Micah May recently completed a two week expedition with Students on Ice, a Canadian-based organization that leads educational expeditions to the Arctic. Micah was asked to be the youth ambassador for Canada Goose, one of the corporate sponsors of the expedition. He has been writing blogs and creating videos about the experience, which can be found on the Canada Goose Facebook page. The following is his final blog post.
After returning home to Nelson, B.C. from the 2013 Students on Ice Arctic expedition, I have been able to reflect on the experience and what it has meant to me.
A strong memory is of playing soccer against the community of Itilleq, Greenland (population 130). We didn’t speak the same language, but through the game I got a glimpse of their lives. Every one of their players – no matter their age – was physically strong, focused and determined.
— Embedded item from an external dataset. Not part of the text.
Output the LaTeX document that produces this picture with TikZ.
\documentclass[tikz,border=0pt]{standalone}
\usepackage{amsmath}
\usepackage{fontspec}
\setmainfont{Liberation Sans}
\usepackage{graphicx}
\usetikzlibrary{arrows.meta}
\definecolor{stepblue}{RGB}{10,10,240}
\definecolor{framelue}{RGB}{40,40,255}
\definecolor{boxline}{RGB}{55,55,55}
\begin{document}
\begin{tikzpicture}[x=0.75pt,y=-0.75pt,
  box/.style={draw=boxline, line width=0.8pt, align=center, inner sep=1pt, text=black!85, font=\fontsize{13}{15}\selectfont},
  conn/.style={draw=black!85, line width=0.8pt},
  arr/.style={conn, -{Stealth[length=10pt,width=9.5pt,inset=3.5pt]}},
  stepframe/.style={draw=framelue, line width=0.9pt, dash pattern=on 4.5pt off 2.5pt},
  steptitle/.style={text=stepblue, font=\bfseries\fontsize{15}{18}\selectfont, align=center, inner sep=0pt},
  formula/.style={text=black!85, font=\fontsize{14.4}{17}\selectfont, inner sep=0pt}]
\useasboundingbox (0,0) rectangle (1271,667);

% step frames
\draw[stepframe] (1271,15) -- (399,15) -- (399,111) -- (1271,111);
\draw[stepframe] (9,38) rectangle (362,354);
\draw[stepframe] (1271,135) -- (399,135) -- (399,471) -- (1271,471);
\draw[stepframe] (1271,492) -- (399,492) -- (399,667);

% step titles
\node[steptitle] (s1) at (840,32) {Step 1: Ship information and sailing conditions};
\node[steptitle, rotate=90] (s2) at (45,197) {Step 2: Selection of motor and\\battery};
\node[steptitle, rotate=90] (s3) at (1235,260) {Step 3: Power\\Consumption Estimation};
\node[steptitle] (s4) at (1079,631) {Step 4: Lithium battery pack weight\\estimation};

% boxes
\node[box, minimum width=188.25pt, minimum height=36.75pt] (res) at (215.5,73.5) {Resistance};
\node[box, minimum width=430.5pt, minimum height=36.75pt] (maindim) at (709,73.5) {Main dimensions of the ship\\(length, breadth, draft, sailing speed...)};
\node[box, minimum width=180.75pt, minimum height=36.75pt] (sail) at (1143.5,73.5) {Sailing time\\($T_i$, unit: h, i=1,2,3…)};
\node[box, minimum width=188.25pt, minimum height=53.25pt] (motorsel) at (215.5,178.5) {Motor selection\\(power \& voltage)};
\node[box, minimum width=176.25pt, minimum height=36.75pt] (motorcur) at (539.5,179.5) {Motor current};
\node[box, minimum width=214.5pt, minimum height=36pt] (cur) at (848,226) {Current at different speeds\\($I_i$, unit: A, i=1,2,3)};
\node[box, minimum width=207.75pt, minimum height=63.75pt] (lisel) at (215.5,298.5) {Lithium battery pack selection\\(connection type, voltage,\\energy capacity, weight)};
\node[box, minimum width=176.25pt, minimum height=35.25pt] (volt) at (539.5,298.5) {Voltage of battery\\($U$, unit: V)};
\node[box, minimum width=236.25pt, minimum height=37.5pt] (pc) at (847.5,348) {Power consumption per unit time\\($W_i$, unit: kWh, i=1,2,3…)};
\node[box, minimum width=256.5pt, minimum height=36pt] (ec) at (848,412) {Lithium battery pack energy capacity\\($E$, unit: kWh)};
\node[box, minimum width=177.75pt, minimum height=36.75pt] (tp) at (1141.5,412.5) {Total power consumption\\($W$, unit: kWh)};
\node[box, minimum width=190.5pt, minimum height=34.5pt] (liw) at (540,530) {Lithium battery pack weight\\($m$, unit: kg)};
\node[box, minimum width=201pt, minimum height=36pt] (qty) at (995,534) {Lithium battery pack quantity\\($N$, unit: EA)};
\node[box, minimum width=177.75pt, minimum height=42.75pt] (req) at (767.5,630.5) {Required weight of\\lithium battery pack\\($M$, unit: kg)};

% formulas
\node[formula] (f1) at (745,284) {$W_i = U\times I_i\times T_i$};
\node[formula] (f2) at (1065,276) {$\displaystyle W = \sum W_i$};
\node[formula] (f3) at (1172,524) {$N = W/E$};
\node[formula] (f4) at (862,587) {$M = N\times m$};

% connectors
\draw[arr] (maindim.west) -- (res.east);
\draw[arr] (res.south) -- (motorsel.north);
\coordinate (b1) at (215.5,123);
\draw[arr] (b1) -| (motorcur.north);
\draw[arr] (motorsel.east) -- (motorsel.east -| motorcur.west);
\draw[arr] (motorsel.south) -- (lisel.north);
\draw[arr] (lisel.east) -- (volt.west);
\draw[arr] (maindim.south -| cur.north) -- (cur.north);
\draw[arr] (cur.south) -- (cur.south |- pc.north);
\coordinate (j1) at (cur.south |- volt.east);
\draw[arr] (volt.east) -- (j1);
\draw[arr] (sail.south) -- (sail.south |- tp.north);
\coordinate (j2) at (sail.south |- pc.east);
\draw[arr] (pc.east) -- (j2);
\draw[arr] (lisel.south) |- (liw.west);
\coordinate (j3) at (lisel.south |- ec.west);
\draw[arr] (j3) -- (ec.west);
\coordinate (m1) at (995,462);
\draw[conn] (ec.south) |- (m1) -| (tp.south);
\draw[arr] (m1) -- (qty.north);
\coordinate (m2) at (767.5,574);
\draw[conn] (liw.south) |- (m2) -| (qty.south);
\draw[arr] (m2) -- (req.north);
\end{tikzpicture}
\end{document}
Clearly, life in the Arctic demands this.
Uummannaq, Greenland is drawing strength from its past to forge its future path. They have chosen to continue using dog teams, rather than snowmobiles, because dogs anchor them to their traditional culture. At the same time, they use other modern technologies and their youth travel for education. They are straddling both worlds: connected with their land/culture and the bigger world.
It was the size of the animals that amazed me. Travelling by ship along the coast of Baffin Island, I saw 11 polar bears, including one feeding on a seal amidst the broken pack ice. The seals had the advantage as there were many opportunities to surface for air, so I came to appreciate how skilled the bears are to survive when the odds are against them. I saw at least 10 fin whales, the second largest mammal on the planet, as we all cruised through the icebergs in Uummannaq Fjord.
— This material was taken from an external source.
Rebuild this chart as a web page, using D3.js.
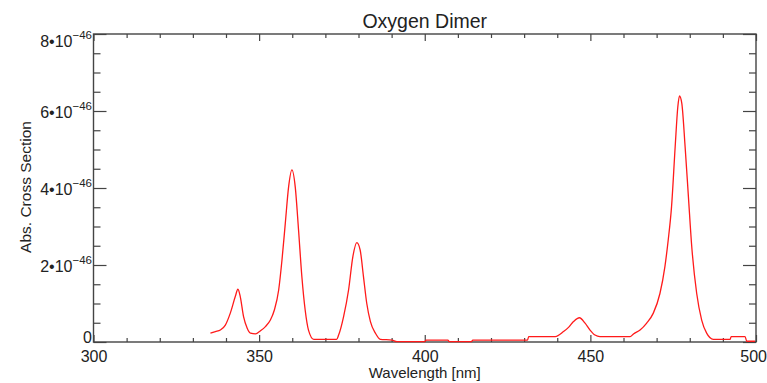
<!DOCTYPE html>
<html>
<head>
<meta charset="utf-8">
<script src="https://cdn.jsdelivr.net/npm/d3@7"></script>
<style>
    body { margin: 0; background: #fff; }
    text { font-family: "Liberation Sans", Arial, Helvetica, sans-serif; fill: #222; }
</style>
</head>
<body>
<div id="chart"></div>
<script>
// Wavelength [nm] and cross section (in units of 1e-46)
const wavelength = [335.3, 336.8, 338.3, 339.8, 341.3, 342.8, 343.6, 344.3, 345.3, 346.4,
    347.4, 348.9, 350.4, 351.9, 353.4, 354.6, 355.9, 356.9, 357.9, 358.9,
    359.9, 360.9, 361.9, 362.9, 363.9, 364.9, 366.5, 373.4, 374.0, 375.5,
    377.0, 378.3, 379.5, 380.5, 381.5, 382.5, 383.6, 385.1, 386.6, 390.1,
    391.6, 400.0, 400.4, 407.0, 407.4, 414.1, 414.5, 431.0, 431.4, 439.4,
    441.9, 443.4, 444.9, 446.7, 448.4, 449.9, 451.4, 452.9, 462.0, 463.0,
    465.0, 467.0, 469.0, 471.0, 472.5, 473.5, 474.5, 475.6, 476.4, 476.9,
    477.6, 478.6, 479.6, 480.6, 482.1, 483.6, 485.1, 487.1, 492.2, 492.5,
    496.7, 497.2, 499.7];
const crossSection = [0.23, 0.27, 0.31, 0.44, 0.75, 1.18, 1.37, 1.18, 0.66, 0.36,
    0.23, 0.21, 0.29, 0.40, 0.57, 0.83, 1.35, 2.13, 3.08, 4.03,
    4.47, 4.03, 2.91, 1.70, 0.83, 0.31, 0.07, 0.07, 0.18, 0.66,
    1.35, 2.22, 2.58, 2.39, 1.70, 1.00, 0.53, 0.23, 0.07, 0.05,
    0.01, 0.01, 0.05, 0.05, 0.01, 0.01, 0.05, 0.05, 0.14, 0.14,
    0.27, 0.38, 0.53, 0.63, 0.49, 0.31, 0.18, 0.14, 0.14, 0.21,
    0.31, 0.49, 0.75, 1.26, 1.96, 2.65, 3.51, 5.07, 6.11, 6.39,
    6.2, 5.07, 3.77, 2.48, 1.26, 0.57, 0.23, 0.07, 0.07, 0.14,
    0.14, 0.02, 0.02];

const xMajorTicks = [300, 350, 400, 450, 500];
const yMajorTicks = [0, 2, 4, 6, 8];
const titleText = "Oxygen Dimer";
const xLabel = "Wavelength [nm]";
const yLabel = "Abs. Cross Section";

const W = 767, H = 383;
const margin = { top: 34, left: 93.5, bottom: 41, right: 11 };
const width = W - margin.left - margin.right;
const height = H - margin.top - margin.bottom;

const svg = d3.select("#chart").append("svg")
    .attr("width", W).attr("height", H);

const g = svg.append("g")
    .attr("transform", `translate(${margin.left}, ${margin.top})`);

const x = d3.scaleLinear().domain([300, 500]).range([0, width]);
const y = d3.scaleLinear().domain([0, 8]).range([height, 0]);

const xMinor = d3.range(300, 501, 10).filter(v => v % 50 !== 0);
const yMinor = d3.range(0, 8.01, 0.5).filter(v => v % 2 !== 0);

const axisColor = "#444";

function styleAxis(sel) {
    sel.selectAll(".domain").remove();
    sel.selectAll("line").attr("stroke", axisColor).attr("stroke-width", 1.2);
}

// Bottom axis (labels) + minor ticks
g.append("g")
    .attr("transform", `translate(0, ${height})`)
    .call(d3.axisBottom(x).tickValues(xMajorTicks).tickSizeInner(-7).tickSizeOuter(0).tickPadding(9))
    .call(styleAxis)
    .call(s => s.selectAll("text").attr("font-size", 16).attr("fill", "#222"))
    // keep the last label inside the window
    .call(s => s.selectAll(".tick").filter(d => d === 500).select("text")
        .attr("text-anchor", "end").attr("x", 10.5));
g.append("g")
    .attr("transform", `translate(0, ${height})`)
    .call(d3.axisBottom(x).tickValues(xMinor).tickSizeInner(-4).tickSizeOuter(0).tickFormat(""))
    .call(styleAxis);

// Top axis ticks
g.append("g")
    .call(d3.axisTop(x).tickValues(xMajorTicks).tickSizeInner(-7).tickSizeOuter(0).tickFormat(""))
    .call(styleAxis);
g.append("g")
    .call(d3.axisTop(x).tickValues(xMinor).tickSizeInner(-4).tickSizeOuter(0).tickFormat(""))
    .call(styleAxis);

// Left axis (labels) + minor ticks
const yAxisG = g.append("g")
    .call(d3.axisLeft(y).tickValues(yMajorTicks).tickSizeInner(-13).tickSizeOuter(0).tickFormat(""))
    .call(styleAxis);
g.append("g")
    .call(d3.axisLeft(y).tickValues(yMinor).tickSizeInner(-7).tickSizeOuter(0).tickFormat(""))
    .call(styleAxis);

// Right axis ticks
g.append("g")
    .attr("transform", `translate(${width}, 0)`)
    .call(d3.axisRight(y).tickValues(yMajorTicks).tickSizeInner(-13).tickSizeOuter(0).tickFormat(""))
    .call(styleAxis);
g.append("g")
    .attr("transform", `translate(${width}, 0)`)
    .call(d3.axisRight(y).tickValues(yMinor).tickSizeInner(-7).tickSizeOuter(0).tickFormat(""))
    .call(styleAxis);

// Y tick labels with exponent (top label nudged down, zero nudged up, as in the original)
yAxisG.selectAll(".tick").each(function (d) {
    let shift = d === 8 ? 7 : (d === 0 ? -5 : 1);
    const t = d3.select(this).append("text")
        .attr("x", -1.5)
        .attr("y", 5.5 + shift)
        .attr("text-anchor", "end")
        .attr("font-size", 16)
        .attr("fill", "#222");
    if (d === 0) {
        t.text("0");
    } else {
        t.append("tspan").text(`${d}\u202210`);
        t.append("tspan").attr("font-size", 11.5).attr("dy", -8.5).text("\u221246");
    }
});

// Frame
g.append("rect")
    .attr("width", width).attr("height", height)
    .attr("fill", "none")
    .attr("stroke", axisColor)
    .attr("stroke-width", 1.4);

// Data line
const data = wavelength.map((w, i) => [w, crossSection[i]]);
const line = d3.line()
    .curve(d3.curveMonotoneX)
    .x(d => x(d[0]))
    .y(d => y(d[1]));

g.append("path")
    .datum(data)
    .attr("d", line)
    .attr("fill", "none")
    .attr("stroke", "#ff1a1a")
    .attr("stroke-width", 1.3)
    .attr("stroke-linejoin", "round");

// Title and axis labels
svg.append("text")
    .attr("x", margin.left + width / 2)
    .attr("y", 28)
    .attr("text-anchor", "middle")
    .attr("font-size", 19.5)
    .text(titleText);

svg.append("text")
    .attr("x", margin.left + width / 2)
    .attr("y", 378)
    .attr("text-anchor", "middle")
    .attr("font-size", 15)
    .text(xLabel);

svg.append("text")
    .attr("transform", `translate(31, ${margin.top + height / 2 - 1}) rotate(-90)`)
    .attr("text-anchor", "middle")
    .attr("font-size", 15.5)
    .text(yLabel);
</script>
</body>
</html>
To support such numbers of large animals, the ocean must be highly productive. As the climate warms, change is taking place, including the introduction of new food sources and predators from the south. I now understand the value of witnessing these changes as I want to help make informed decisions about what is worth preserving and how we can adapt to ensure the path forward is positive.
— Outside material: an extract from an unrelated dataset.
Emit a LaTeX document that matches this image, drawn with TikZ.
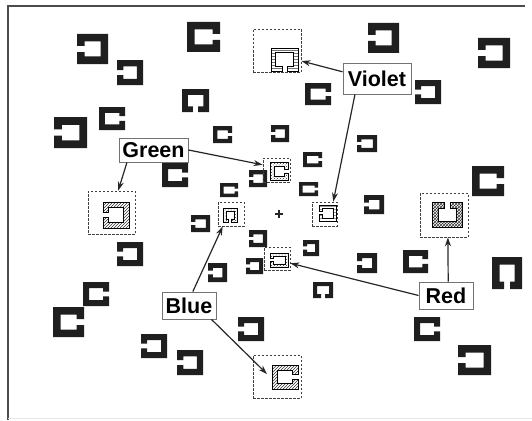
\documentclass[tikz,border=0pt]{standalone}
\usepackage{fontspec}
\setmainfont{Liberation Sans}
\usetikzlibrary{arrows.meta,patterns,calc}
\definecolor{ink}{gray}{0.12}
% channel opening to the right, local frame (0,0)-(W,H); #1 W #2 H #3 T #4 options
\newcommand\pathR[4]{%
  \pgfmathsetmacro\cL{0.4*#2}%
  \path[#4] (0,0) -- (#1,0) -- (#1,\cL) -- ({#1-#3},\cL) -- ({#1-#3},#3) -- (#3,#3)
    -- (#3,{#2-#3}) -- ({#1-#3},{#2-#3}) -- ({#1-#3},{#2-\cL}) -- (#1,{#2-\cL})
    -- (#1,#2) -- (0,#2) -- cycle;}
% channel opening downwards
\newcommand\pathD[4]{%
  \pgfmathsetmacro\cL{0.4*#1}%
  \path[#4] (0,0) -- (#1,0) -- (#1,#2) -- ({#1-\cL},#2) -- ({#1-\cL},{#2-#3})
    -- ({#1-#3},{#2-#3}) -- ({#1-#3},#3) -- (#3,#3) -- (#3,{#2-#3}) -- (\cL,{#2-#3})
    -- (\cL,#2) -- (0,#2) -- cycle;}
% [opts]{x1}{y1}{x2}{y2}{dir}{thickness factor}
\newcommand\chan[7][]{%
  \pgfmathsetmacro\cW{#4-#2}\pgfmathsetmacro\cH{#5-#3}%
  \pgfmathsetmacro\cT{#7*min(\cW,\cH)}%
  \if#6R\begin{scope}[shift={(#2,#3)}]\pathR\cW\cH\cT{#1}\end{scope}\fi
  \if#6L\begin{scope}[shift={(#4,#3)},xscale=-1]\pathR\cW\cH\cT{#1}\end{scope}\fi
  \if#6D\begin{scope}[shift={(#2,#3)}]\pathD\cW\cH\cT{#1}\end{scope}\fi
  \if#6U\begin{scope}[shift={(#2,#5)},yscale=-1]\pathD\cW\cH\cT{#1}\end{scope}\fi
}
\newcommand\blkc[5]{\chan[blk]{#1}{#2}{#3}{#4}{#5}{0.25}}
\begin{document}
\begin{tikzpicture}[x=1pt,y=-1pt,
  lbl/.style={draw=black!55,line width=0.9pt,fill=white,inner sep=0pt,
    font=\fontsize{21.5}{22}\selectfont\bfseries},
  dbox/.style={draw=black!75,line width=0.8pt,dash pattern=on 2.5pt off 1.5pt,inner sep=0pt},
  ptr/.style={draw=black!85,line width=1.2pt,-{Stealth[length=9pt,width=6pt]}},
  blk/.style={fill=ink},
  hl/.style={draw=black,line width=0.6pt}]
\useasboundingbox (0,0) rectangle (532,420);
% frame
\draw[black!70,line width=1.2pt] (8,420) -- (8,6) -- (525,6);
\draw[black!10,line width=0.8pt] (8,418.5) -- (532,418.5);

% plain channels
\blkc{77}{34}{108}{64}{L}
\blkc{117}{60}{143}{85}{L}
\blkc{99}{107}{125}{130}{R}
\blkc{54}{117}{87}{148}{L}
\blkc{187}{22}{220}{52}{R}
\blkc{305}{83}{331}{105}{R}
\blkc{182}{89}{209}{112}{D}
\blkc{213}{126}{232}{143}{R}
\blkc{271}{125}{289}{142}{L}
\blkc{368}{23}{399}{53}{L}
\blkc{478}{38}{510}{68}{L}
\blkc{415}{80}{441}{104}{L}
\blkc{357}{135}{377}{152}{L}
\blkc{472}{166}{504}{196}{R}
\blkc{364}{195}{384}{214}{L}
\blkc{357}{253}{377}{273}{L}
\blkc{403}{250}{428}{273}{R}
\blkc{492}{257}{522}{289}{D}
\blkc{414}{317}{440}{341}{R}
\blkc{458}{345}{491}{375}{L}
\blkc{117}{242}{143}{266}{L}
\blkc{162}{163}{188}{187}{R}
\blkc{83}{282}{109}{306}{R}
\blkc{53}{307}{84}{337}{R}
\blkc{141}{334}{167}{358}{L}
\blkc{177}{350}{203}{375}{L}
\blkc{238}{317}{264}{341}{L}
\blkc{313}{282}{333}{298}{D}
\blkc{303}{152}{322}{167}{R}
\blkc{249}{170}{267}{187}{L}
\blkc{220}{183}{238}{197}{R}
\blkc{299}{182}{318}{196}{R}
\blkc{191}{215}{210}{232}{L}
\blkc{249}{230}{267}{247}{L}
\blkc{303}{240}{319}{256}{L}
\blkc{246}{258}{263}{274}{L}
\blkc{208}{263}{227}{282}{L}

% highlighted channels
\chan[hl,pattern=horizontal lines,pattern color=black!55]{271}{48}{298}{71}{D}{0.2}
\chan[hl,pattern=horizontal lines,pattern color=black!40]{319}{205}{336}{221}{L}{0.2}
\chan[hl,pattern=north east lines,pattern color=black!80]{103}{202}{129}{228}{L}{0.22}
\chan[hl,pattern=crosshatch dots,pattern color=black!80]{270}{162}{288}{180}{R}{0.22}
\chan[hl,pattern=crosshatch dots,pattern color=black!80]{223}{208}{237}{222}{D}{0.22}
\chan[hl,pattern=north east lines,pattern color=black!80]{272}{365}{298}{389}{R}{0.22}
\chan[hl,pattern=crosshatch dots,pattern color=black!80]{270}{253}{288}{267}{L}{0.22}
\chan[hl,pattern=crosshatch,pattern color=black!80]{432}{202}{462}{227}{U}{0.24}

% dashed frames
\node[dbox,minimum width=48pt,minimum height=43pt] (vt) at (277,50.5) {};
\node[dbox,minimum width=25pt,minimum height=24pt] (vc) at (324.5,214) {};
\node[dbox,minimum width=47pt,minimum height=43pt] (gl) at (111.5,212.5) {};
\node[dbox,minimum width=27pt,minimum height=24pt] (gc) at (276.5,170) {};
\node[dbox,minimum width=26pt,minimum height=24pt] (bc) at (231,214) {};
\node[dbox,minimum width=48pt,minimum height=43pt] (bb) at (277,376.5) {};
\node[dbox,minimum width=26pt,minimum height=23pt] (rc) at (277,258.5) {};
\node[dbox,minimum width=48pt,minimum height=44pt] (rr) at (444,215) {};
\coordinate (bbt) at (267,374);

% centre mark
\draw[black!85,line width=1.1pt] (275,214) -- (283,214) (279,210) -- (279,218);

% labels
\node[lbl,minimum width=68pt,minimum height=31pt] (violet) at (377,78.5) {Violet};
\node[lbl,minimum width=69pt,minimum height=24pt] (green) at (153.5,150) {Green};
\node[lbl,minimum width=54pt,minimum height=27pt] (blue) at (189,305.5) {Blue};
\node[lbl,minimum width=54pt,minimum height=27pt] (red) at (446,295.5) {Red};

% pointers
\draw[ptr] ($(violet.north west)!0.29!(violet.south west)$) -- ($(vt.north east)!0.74!(vt.south east)$);
\draw[ptr] ($(violet.south west)!0.18!(violet.south east)$) -- ($(vc.north west)!0.84!(vc.north east)$);
\draw[ptr] ($(green.south west)!0.12!(green.south east)$) -- ($(gl.north west)!0.64!(gl.north east)$);
\draw[ptr] (green.east) -- ($(gc.north west)!0.29!(gc.south west)$);
\draw[ptr] ($(blue.north west)!0.57!(blue.north east)$) -- ($(bc.south west)!0.19!(bc.south east)$);
\draw[ptr] ($(blue.south west)!0.91!(blue.south east)$) -- (bbt);
\draw[ptr] (red.west) -- ($(rc.north east)!0.7!(rc.south east)$);
\draw[ptr] ($(red.north west)!0.54!(red.north east)$) -- ($(rr.south west)!0.58!(rr.south east)$);
\end{tikzpicture}
\end{document}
During our hikes I experienced the true vastness of the Arctic. Without trees, we could see our destination many kilometres in the distance but it seemed to take a very long time to reach it. The soft, spongy ground beneath our feet slowed our travel. I could appreciate how easy it would be to become lost in the open landscape. We had mostly good weather throughout the expedition, but I imagined what it would be like to be in those places with snow and 100km an hour winds – a not uncommon experience in that part of the world.
The biggest challenge was saying goodbye to all the great people I met – new friends from places like Norway, Monaco, Tennesee as well as all parts of Canada. When strangers come together and step outside what is familiar to any of us by taking a challenging 30 kilometre hike in the Arctic or interacting with cultures that are very different from our own, then strong friendships form among the expedition team. This has been a very important part of the experience for me and I know that some of these friendships will last my whole life.
So what is next for me? While I very much appreciated the opportunity to travel to the Arctic, there is much to experience and learn from the forests, glaciers and alpine ecosystems in the region that I call home. I see myself back in the Arctic someday, maybe working on a wildlife study, perhaps in one of the vast National Parks. Knowing that Canada is a wealthy country, I also want to understand how I can make a difference in some developing countries, perhaps by helping a family build a home or a community build a safe water supply system.
The 2013 SOI expedition has helped me not only learn about the Arctic ecosystems and communities, but also better appreciate what it means to be anchored by my home community and landscapes, while being connected with many diverse people and places around the world. This is helping me understand how I can make a contribution within my community, my country and as part of a global community of friends with shared passion for supporting the diversity of life on our planet.
Micah will be showing pictures and telling stories about the expedition on September 18 at the Civic Theatre, following the first public screening of the youth-made documentary about the North-South Student Exchange between LVR and Ft McPherson, NWT students of which Micah was a participant.